Caro direttore,
come se otto anni non fossero serviti a nulla. Come se la tragedia di quei corpi senza vita al largo della "Spiaggia dei Conigli", a Lampedusa, si fosse consumata invano. Siamo davvero così assuefatti alla morte collettiva da non riuscire a trasformare il senso di impotenza in un impegno concreto per gestire questo fenomeno? L’ennesimo naufragio semplicemente impone all’Europa di scrivere la parola fine alle stragi in mare. È un dovere storico.
Ci troviamo, lo sappiamo, nel pieno di un passaggio d’epoca. Ormai sono numerose e tutte gravi le crisi che l’Europa ha dovuto fronteggiare in questo inizio di secolo. Spesso scoprendosi sprovvista degli strumenti, delle risorse, delle procedure adatte per risolverle.
La crisi dei debiti privati e quella dei debiti sovrani, prima, con un impatto devastante sull’economia reale e sul lavoro. Oggi, il trauma della pandemia e il disastro di un intero sistema economico e produttivo congelato per mesi e mesi. Tutte vicende diverse, connotate però da un tratto comune: l’assenza di competenze condivise e istituzioni unitarie per uscirne tutti insieme, a livello europeo.

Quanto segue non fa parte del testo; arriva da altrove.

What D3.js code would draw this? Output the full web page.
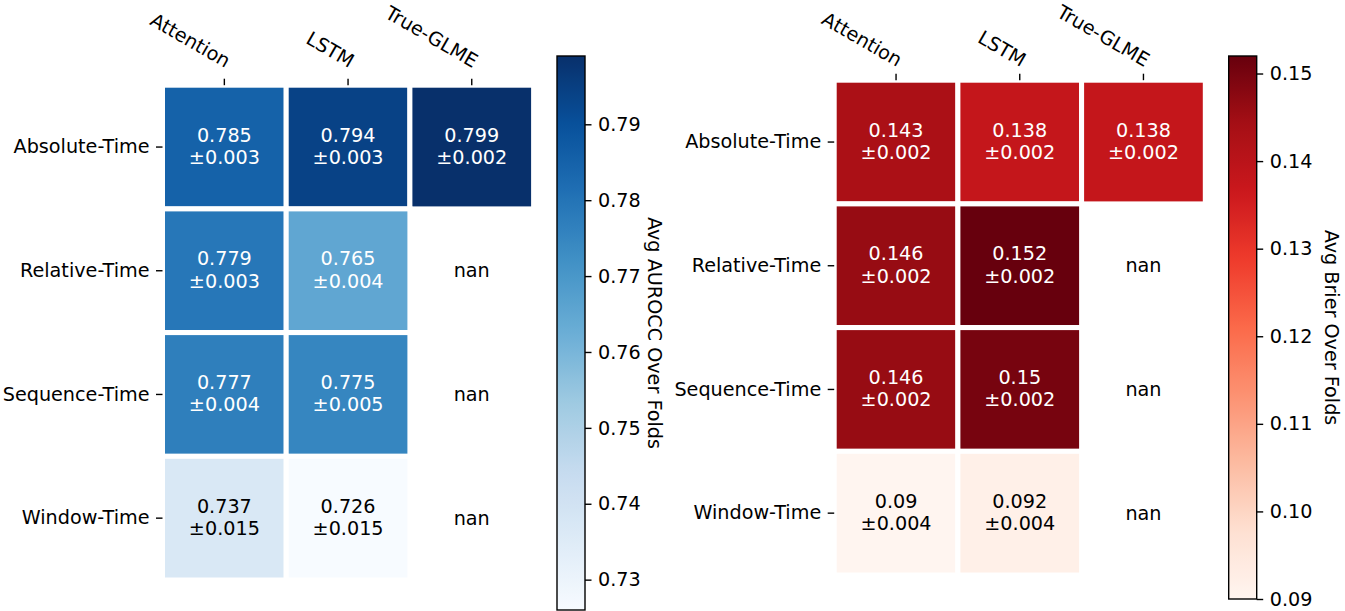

Certo, sia sul versante economico-finanziario sia soprattutto su quello sanitario, molto ancora c’è da costruire per colmare del tutto quella mancanza. Eppure, è indubbio che le lezioni apprese dalle crisi abbiano rafforzato o stiano rafforzando la capacità di reazione della Ue.
Next Generation EU è la dimostrazione di questa evoluzione. Una reazione fatta di lungimiranza, solidarietà, concretezza. E soprattutto di tempismo. Quattro mesi dopo l’esplosione della pandemia, la Ue è riuscita a mettere a punto una risposta senza precedenti. Ben quattro anni erano, invece, stati necessari, tra il 2008 e il 2012, per giungere al «whatever it takes» (tutto ciò che è necessario, per difendere la moneta comune) di Mario Draghi.
Dunque, un oggettivo miglioramento nell’allerta e nella decisione conseguente. Ma perché questo avviene in tutti i campi, dalla sanità ai debiti o alla sostenibilità ambientale e sociale, e non avviene per la questione migratoria? Perché la tragedia dei viaggi della speranza e dei naufragi non è abbastanza grave, nella percezione delle classi dirigenti degli Stati membri, da stimolare una presa di coscienza collettiva equiparabile? Perché siamo costretti, anno dopo anno, a guardare quelle immagini senza un sussulto di dignità della politica di tutti i Paesi della Ue?
Oggi sono queste, solo queste, le domande da porci. E la risposta deve avere lo stesso grado di pragmatismo e senso della convenienza collettiva che ha qualificato la reazione alle altre crisi comuni. Senza più alibi o rinvii. Senza più cedere al richiamo del consenso facile o al timore di dare un vantaggio di posizione alle forze populiste che lucrano sulla paura dei migranti. Le soluzioni le conosciamo, passano tutte dalla fine del vergognoso scaricabarile tra capitali e da una chiara assegnazione di competenze e compiti tra Stati membri e istituzioni comunitarie. Passano attraverso la scelta dei corridoi umanitari come via maestra per la gestione dei flussi. Passano attraverso il definitivo salto di qualità della missione europea Irini, che cessi di essere solo un’operazione di blocco navale dell’export di armamenti, e diventi un vero e proprio strumento di controllo, con compiti di ricerca e soccorso nelle parti del Mediterraneo che rischiano di nuovo di diventare un enorme cimitero.
Le soluzioni passano da un rapporto più chiaro con le autorità dei Paesi che affacciano sulla sponda Sud. Infine, in concreto, subito, dobbiamo rivedere la proposta fatta dalla Commissione a settembre in materia di politiche migratorie e trasformarla in un vero Next Generation Migrations, che contenga tutti i tasselli della soluzione, a partire dal superamento definitivo della Convenzione di Dublino.
All’Italia il compito di imporre il senso di urgenza ai tavoli europei e nelle varie capitali. Esattamente come si è riusciti a fare un anno con Next Generation Eu. Non c’è più tempo.